Something peculiar strikes as we're lying in makeshift beds in an old medical school. Somewhere between listening to a disembodied child's voice recite a creepy nursery rhyme and the entrance of a man who stalks between the vulnerable audience members with the calmness of a graveyard, a thrill ripples through the room: only dark and dream-like possibilities await.
What Remains has been a long held dream for horror film fan and Grid Iron co-Artistic Director, Ben Harrison. Together with composer and singer David Paul Jones, they have finally realised their dark fantasies.
Jones plays The Maestro. An obsessive pianist, he greets the audience at the start of its promenade around the University of Edinburgh's medical school and anatomy museum. He plays a complex, beautiful piece on the grand piano. It leaves musical clues of what awaits and nursery rhyme idyll is interrupted by terrifying dissonance.
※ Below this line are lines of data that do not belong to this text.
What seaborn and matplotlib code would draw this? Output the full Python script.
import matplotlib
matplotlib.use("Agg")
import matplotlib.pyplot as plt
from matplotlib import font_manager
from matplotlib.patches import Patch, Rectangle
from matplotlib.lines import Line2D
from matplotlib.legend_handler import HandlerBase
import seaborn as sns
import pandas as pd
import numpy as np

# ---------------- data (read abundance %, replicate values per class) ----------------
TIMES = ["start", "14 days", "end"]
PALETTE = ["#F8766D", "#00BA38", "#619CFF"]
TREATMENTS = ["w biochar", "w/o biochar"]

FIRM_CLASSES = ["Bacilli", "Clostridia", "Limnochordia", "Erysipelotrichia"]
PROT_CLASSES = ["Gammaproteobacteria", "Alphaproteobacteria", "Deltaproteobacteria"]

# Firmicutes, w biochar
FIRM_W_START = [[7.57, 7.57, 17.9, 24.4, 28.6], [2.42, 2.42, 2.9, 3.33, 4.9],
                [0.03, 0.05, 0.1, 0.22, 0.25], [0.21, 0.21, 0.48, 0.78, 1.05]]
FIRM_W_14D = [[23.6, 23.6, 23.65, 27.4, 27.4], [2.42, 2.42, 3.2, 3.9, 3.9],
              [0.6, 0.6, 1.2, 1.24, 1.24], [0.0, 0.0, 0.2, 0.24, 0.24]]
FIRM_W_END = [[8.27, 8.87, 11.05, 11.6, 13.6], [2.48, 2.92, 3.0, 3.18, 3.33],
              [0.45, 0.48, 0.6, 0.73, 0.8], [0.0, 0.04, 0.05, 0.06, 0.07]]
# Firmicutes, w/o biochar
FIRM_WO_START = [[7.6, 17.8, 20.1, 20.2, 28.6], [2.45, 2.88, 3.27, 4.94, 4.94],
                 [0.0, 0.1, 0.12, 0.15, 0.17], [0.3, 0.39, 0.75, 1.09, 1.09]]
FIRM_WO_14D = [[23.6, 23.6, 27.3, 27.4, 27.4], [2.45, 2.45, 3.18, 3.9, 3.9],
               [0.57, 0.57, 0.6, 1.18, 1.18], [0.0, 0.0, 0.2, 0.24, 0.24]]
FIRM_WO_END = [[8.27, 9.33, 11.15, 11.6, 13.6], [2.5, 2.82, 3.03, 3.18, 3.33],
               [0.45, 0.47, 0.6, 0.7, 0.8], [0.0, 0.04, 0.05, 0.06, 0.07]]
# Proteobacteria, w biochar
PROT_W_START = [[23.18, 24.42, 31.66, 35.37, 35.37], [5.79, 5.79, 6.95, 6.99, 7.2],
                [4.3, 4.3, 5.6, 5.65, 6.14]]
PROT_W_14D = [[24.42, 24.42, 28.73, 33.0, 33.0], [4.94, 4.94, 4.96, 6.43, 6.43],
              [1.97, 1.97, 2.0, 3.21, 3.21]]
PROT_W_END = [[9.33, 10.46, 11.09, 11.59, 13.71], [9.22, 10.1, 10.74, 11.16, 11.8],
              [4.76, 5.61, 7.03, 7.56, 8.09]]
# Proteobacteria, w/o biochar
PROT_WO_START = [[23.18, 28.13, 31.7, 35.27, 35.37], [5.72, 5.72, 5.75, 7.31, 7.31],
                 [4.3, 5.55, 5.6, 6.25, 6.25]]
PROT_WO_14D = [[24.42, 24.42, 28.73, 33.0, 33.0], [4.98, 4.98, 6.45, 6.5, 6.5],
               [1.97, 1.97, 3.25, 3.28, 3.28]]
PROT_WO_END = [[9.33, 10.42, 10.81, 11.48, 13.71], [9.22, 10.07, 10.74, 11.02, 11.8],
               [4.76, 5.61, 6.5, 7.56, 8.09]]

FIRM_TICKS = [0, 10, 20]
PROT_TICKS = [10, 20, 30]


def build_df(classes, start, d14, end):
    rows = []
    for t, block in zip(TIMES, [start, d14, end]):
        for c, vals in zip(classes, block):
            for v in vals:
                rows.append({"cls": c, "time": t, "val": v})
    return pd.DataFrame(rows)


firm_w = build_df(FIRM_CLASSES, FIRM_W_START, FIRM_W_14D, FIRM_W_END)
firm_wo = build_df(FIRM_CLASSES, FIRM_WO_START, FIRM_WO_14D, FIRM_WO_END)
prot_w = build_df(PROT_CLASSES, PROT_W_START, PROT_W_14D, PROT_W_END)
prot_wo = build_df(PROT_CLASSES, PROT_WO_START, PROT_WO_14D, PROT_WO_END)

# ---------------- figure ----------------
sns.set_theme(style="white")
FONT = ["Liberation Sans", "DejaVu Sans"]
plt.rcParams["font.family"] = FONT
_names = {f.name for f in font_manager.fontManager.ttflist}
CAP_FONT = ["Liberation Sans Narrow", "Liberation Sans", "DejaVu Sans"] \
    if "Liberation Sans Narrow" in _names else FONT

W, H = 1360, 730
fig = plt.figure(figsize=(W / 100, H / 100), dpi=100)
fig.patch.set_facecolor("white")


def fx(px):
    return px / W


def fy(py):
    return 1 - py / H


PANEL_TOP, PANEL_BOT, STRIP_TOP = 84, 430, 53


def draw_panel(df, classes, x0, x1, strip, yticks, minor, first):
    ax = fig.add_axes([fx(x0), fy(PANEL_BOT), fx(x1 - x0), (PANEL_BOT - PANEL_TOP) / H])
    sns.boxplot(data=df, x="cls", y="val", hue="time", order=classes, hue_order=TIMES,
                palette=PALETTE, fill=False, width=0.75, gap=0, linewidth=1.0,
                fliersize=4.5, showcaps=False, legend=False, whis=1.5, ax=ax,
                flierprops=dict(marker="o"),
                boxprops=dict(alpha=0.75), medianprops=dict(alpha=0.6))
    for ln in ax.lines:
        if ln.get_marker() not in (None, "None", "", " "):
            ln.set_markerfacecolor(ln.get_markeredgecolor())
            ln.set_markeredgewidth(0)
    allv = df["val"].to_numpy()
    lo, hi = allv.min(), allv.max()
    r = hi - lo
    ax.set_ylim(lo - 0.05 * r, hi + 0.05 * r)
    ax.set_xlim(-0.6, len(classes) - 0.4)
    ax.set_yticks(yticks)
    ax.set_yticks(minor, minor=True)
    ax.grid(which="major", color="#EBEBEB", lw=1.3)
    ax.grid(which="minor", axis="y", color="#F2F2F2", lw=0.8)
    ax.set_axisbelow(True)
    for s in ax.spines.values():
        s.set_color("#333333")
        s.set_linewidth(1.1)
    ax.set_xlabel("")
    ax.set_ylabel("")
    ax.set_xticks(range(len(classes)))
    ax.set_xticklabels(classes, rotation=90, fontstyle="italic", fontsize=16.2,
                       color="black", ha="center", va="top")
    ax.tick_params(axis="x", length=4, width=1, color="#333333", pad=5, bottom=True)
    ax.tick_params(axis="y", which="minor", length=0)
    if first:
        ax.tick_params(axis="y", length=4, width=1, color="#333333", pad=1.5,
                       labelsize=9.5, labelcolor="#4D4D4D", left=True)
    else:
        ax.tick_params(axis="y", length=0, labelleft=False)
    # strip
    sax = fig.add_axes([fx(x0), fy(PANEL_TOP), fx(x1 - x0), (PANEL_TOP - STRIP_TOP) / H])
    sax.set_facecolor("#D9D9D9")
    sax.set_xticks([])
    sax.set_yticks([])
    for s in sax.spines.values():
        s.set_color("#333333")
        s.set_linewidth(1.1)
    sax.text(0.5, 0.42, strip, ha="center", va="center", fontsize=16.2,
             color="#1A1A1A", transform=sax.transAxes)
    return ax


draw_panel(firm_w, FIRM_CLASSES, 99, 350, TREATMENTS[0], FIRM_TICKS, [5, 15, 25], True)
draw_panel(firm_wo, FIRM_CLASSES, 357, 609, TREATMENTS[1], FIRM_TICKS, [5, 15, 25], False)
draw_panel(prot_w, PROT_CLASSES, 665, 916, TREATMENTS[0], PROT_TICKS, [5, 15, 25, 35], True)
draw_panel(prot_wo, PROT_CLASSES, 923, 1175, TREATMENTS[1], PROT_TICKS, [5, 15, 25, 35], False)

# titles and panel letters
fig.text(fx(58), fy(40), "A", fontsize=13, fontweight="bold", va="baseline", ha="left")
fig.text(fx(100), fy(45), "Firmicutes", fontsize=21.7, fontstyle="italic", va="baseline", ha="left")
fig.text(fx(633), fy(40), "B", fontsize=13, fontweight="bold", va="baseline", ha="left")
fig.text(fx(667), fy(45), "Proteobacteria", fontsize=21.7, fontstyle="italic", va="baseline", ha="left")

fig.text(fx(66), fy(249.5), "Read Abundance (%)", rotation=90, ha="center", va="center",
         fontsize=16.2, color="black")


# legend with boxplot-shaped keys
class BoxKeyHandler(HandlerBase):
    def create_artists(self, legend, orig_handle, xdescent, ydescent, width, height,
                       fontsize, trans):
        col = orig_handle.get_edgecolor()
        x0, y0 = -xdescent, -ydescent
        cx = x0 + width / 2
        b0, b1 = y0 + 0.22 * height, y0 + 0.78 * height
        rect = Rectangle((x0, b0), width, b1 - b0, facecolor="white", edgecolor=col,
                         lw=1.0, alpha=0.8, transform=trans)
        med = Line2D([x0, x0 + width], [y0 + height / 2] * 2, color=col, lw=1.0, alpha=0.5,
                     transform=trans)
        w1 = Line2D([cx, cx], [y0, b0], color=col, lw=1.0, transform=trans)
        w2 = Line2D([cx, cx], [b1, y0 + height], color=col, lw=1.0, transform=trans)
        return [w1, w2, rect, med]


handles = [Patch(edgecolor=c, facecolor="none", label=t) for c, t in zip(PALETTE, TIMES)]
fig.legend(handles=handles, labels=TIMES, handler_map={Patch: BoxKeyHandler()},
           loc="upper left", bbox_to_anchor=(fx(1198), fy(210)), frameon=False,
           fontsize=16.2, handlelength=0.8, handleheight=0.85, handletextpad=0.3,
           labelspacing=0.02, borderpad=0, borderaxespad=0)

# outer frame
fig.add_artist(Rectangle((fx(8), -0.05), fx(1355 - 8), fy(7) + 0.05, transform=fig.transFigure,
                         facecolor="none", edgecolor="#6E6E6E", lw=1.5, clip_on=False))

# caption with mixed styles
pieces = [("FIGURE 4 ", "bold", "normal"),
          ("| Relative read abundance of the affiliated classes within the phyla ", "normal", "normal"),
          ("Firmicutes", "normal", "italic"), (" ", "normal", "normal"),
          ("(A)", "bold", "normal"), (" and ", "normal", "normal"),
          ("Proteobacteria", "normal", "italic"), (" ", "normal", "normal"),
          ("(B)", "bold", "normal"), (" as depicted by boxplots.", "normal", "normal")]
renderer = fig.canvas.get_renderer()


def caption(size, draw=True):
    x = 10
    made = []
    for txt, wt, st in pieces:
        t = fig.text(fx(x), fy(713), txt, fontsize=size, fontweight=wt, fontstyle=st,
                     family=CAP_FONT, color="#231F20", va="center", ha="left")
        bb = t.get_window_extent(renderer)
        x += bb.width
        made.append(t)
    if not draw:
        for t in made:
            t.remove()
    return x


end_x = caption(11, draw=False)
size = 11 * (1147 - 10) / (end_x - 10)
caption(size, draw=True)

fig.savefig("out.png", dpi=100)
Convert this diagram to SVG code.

As the macabre ratchets up, What Remains explores the idea that music can create madness as well as joy. But this is not a slasher horror. There is nothing that goes bump in the night. Rather it creeps under the skin by pulling gauze over the audience's eyes alongside weird piano lessons and ringing phones.
Like all horror films, it succumbs to a bout of silliness towards the end. A talking piano means it does not quite hold its creepy nerve. But with great use of the medical school's eerie spaces, dark corridors and Gothic skeletons, combined with a chilling soundtrack, What Remains certainly stays with you.